SIENA. Essere sollevato dall’incarico di amministratore delegato di banca Mps è un danno reputazionale che Guido Bastianini vuole discutere in tribunale. Il manager, che resta consigliere della banca, giudica immotivata la revoca dell’incarico e intende far valere in quella sede le ragioni che non ha potuto discutere nel cda di lunedì quando la sfiducia è stata decisa in sua assenza. Bastianini ha lasciato la riunione per un grave lutto e la discussione non è stata rinviata.
Sono diversi i motivi addotti a sostegno della revoca: dalla volontà di Bastianini di far camminare la banca sulle proprie gambe (“la posizione talvolta ambigua tra la definizione di un piano industriale stand alone e un piano al servizio di un’operazione strutturale”, posizione che ha costretto il cda a “numerose sedute al fine di dover costantemente chiarire le finalità del piano”), all’atteggiamento non proattivo nella ricerca di un partner per Mps.
Gli si contesta “la gestione dei rapporti con la stampa” senza il ricorso alle “strutture preposte” della banca “anche in relazione ai rapporti istituzionali”, nonché “la complessa gestione” di alcune situazioni che hanno coinvolto alcuni manager, gestione che “avrebbe richiesto un diverso livello di trasparenza nell’esecuzione delle delibere”. In più c’è anche “l’assenza di una chiara presa di posizione giunta talvolta sino all’astensione” su proposte arrivate al consiglio dalle strutture della banca.
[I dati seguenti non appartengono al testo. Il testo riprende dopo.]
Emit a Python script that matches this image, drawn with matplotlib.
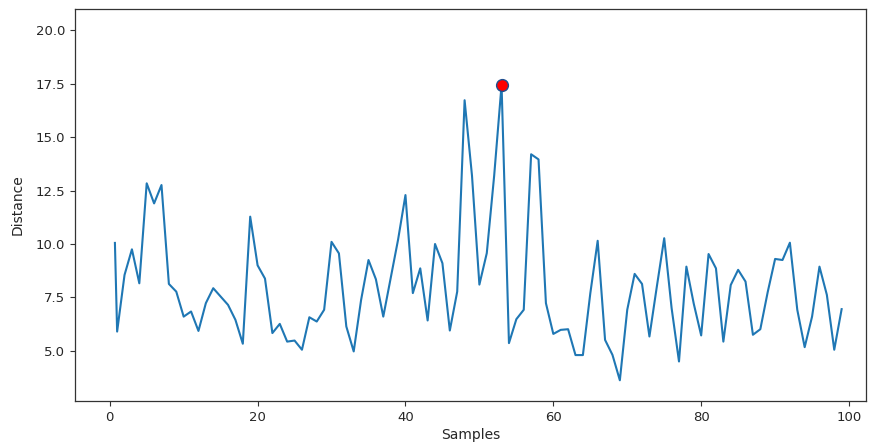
import numpy as np
import matplotlib
matplotlib.use("Agg")
import matplotlib.pyplot as plt

# Sample positions (first reading comes in just before sample 1)
samples = [0.7] + list(range(1, 100))

distance = [
    10.05, 5.90, 8.55, 9.75, 8.16, 12.84, 11.90, 12.76, 8.13, 7.77,
    6.60, 6.84, 5.93, 7.23, 7.93, 7.54, 7.15, 6.45, 5.33, 11.28,
    9.00, 8.38, 5.83, 6.26, 5.43, 5.48, 5.05, 6.57, 6.37, 6.92,
    10.10, 9.56, 6.14, 4.97, 7.38, 9.25, 8.35, 6.60, 8.40, 10.20,
    12.29, 7.70, 8.86, 6.42, 10.00, 9.10, 5.95, 7.77, 16.73, 13.20,
    8.10, 9.57, 13.20, 17.45, 5.36, 6.48, 6.92, 14.20, 13.96, 7.23,
    5.79, 5.98, 6.01, 4.80, 4.80, 7.68, 10.15, 5.51, 4.81, 3.62,
    6.92, 8.60, 8.13, 5.67, 8.00, 10.27, 7.00, 4.50, 8.94, 7.20,
    5.72, 9.53, 8.86, 5.43, 8.08, 8.79, 8.24, 5.75, 6.01, 7.75,
    9.30, 9.25, 10.06, 6.92, 5.17, 6.60, 8.94, 7.62, 5.05, 6.95,
]

x = np.array(samples, dtype=float)
y = np.array(distance, dtype=float)
peak = int(np.argmax(y))

fig = plt.figure(figsize=(8.71, 4.46), dpi=100)
ax = fig.add_axes([0.0861, 0.1009, 0.9082, 0.8789])

ax.plot(x, y, color="#1f77b4", linewidth=1.5)
ax.plot(x[peak], y[peak], marker="o", markersize=8.5,
        markerfacecolor="red", markeredgecolor="#1f4f8f", markeredgewidth=1.0,
        linestyle="none")

ax.set_xlim(-4.7, 102.3)
ax.set_ylim(2.65, 21.0)
ax.set_xticks([0, 20, 40, 60, 80, 100])
ax.set_yticks([5.0, 7.5, 10.0, 12.5, 15.0, 17.5, 20.0])
ax.set_yticklabels(["5.0", "7.5", "10.0", "12.5", "15.0", "17.5", "20.0"])
ax.tick_params(labelsize=9.5, colors="#333333", labelcolor="#262626")
for s in ax.spines.values():
    s.set_color("#333333")
    s.set_linewidth(0.9)

ax.set_xlabel("Samples", fontsize=10, color="#262626", labelpad=3)
ax.set_ylabel("Distance", fontsize=10, color="#262626", labelpad=8)

fig.savefig("out.png", dpi=100)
L’assenza di un “orientamento” dell’ad “in vicende di particolare delicatezza” avrebbe costretto il consiglio “ad agire in assenza di una precisa linea gestionale”.
Ci sono poi “i disallineamenti nell’esecuzione di alcune delibere consiliari” a lui delegate e “il fraintendimento creato rispetto all’audizione parlamentare, la cui segretazione non è stata preventivamente autorizzata” dal cda, che “non ha potuto licenziare il testo consegnato alla commissione né tantomeno conoscere il testo dell’adunanza”. Per assicurare il “successo” del piano industriale “sono stati a più riprese richiesti cambiamenti manageriali mai avviati” e per concludere è stata lamentata “la difficoltà di ottenere la proposta in merito ai piani di successione”, arrivata dopo diverse sollecitazioni lo scorso 31 gennaio. Nessuna contestazione, invece, alla regolarità dei conti, chiusi nel 2021 con un utile di 310 milioni di euro (il miglior risultato degli ultimi sei anni).
Toccherà ai giudici decidere se tali motivazioni giustifichino una revoca per giusta causa o si sia trattato una sfiducia pretestuosa, fatta per assecondare la decisione del Tesoro, che prima del consiglio lo aveva convocato chiedendogli di fare un passo indietro per un cambio di strategia.